I’m on my 2nd reading of the book now, getting serious about Elixir. I’ve done a Conway’s Game of Life exercise (https://github.com/gvaughn/elixir_kata/tree/master/conway). It works, but I’m trying to refactor to learn more about the language. As such I’ve run into a situation that I don’t quite understand.

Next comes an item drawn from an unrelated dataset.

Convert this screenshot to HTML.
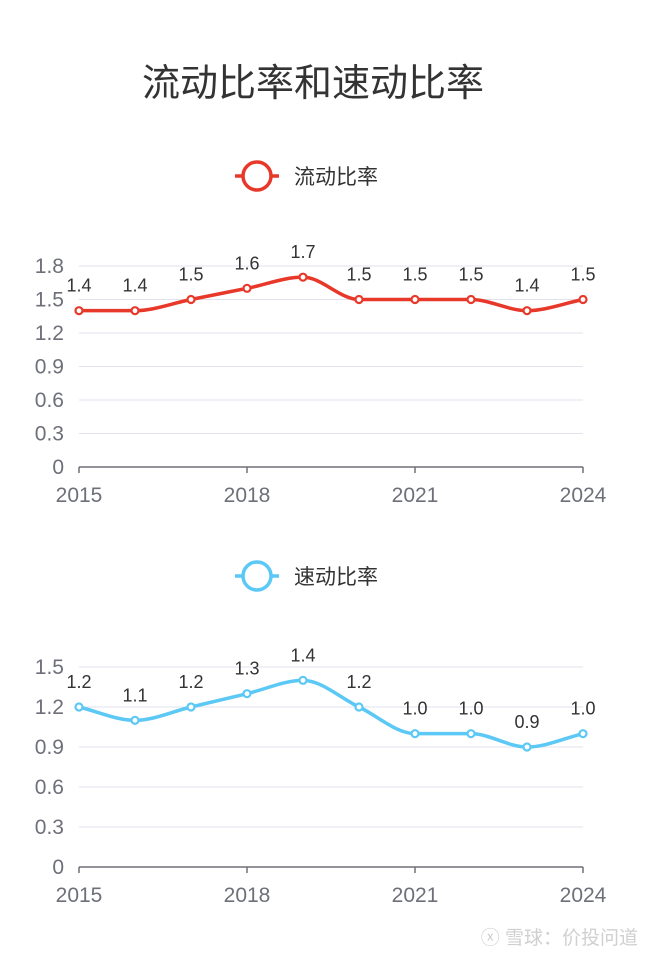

I’m trying to determine the neighbors of a cell:

n0 = fn(x,y) -> lc dx inlist [-1, 0, 1], dy inlist [-1, 0, 1], do: {x + dx, y + dy} end

is the basic idea I’m working with. That works great, but it does include the target {x,y} cell, which needs to be excluded. I got the following to work as I want via brute force:

n1 = fn(x,y) -> (lc dx inlist [-1, 0, 1], dy inlist [-1, 0, 1], do: {x + dx, y + dy}) – [{x, y}] end

but I’d like to use the lc filters. I’ve tried the following alterations:

n2 = fn(x,y) -> lc dx inlist [-1, 0, 1], dy inlist [-1, 0, 1], dx != 0, dy != 0, do: {x + dx, y + dy} end n3 = fn(x,y) -> lc dx inlist [-1, 0, 1], dy inlist [-1, 0, 1], dx != 0 and dy != 0, do: {x + dx, y + dy} end n4 = fn(x,y) -> lc dx inlist [-1, 0, 1], dy inlist [-1, 0, 1], dx != 0 && dy != 0, do: {x + dx, y + dy} end

and all of them filter out any iteration with a 0 in it, equivalent to: n5 = fn(x,y) -> lc dx inlist [-1, 1], dy inlist [-1, 1], do: {x + dx, y + dy} end

which is not what I want. Does anyone know how to implement a lc filter that acts upon both dx and dy?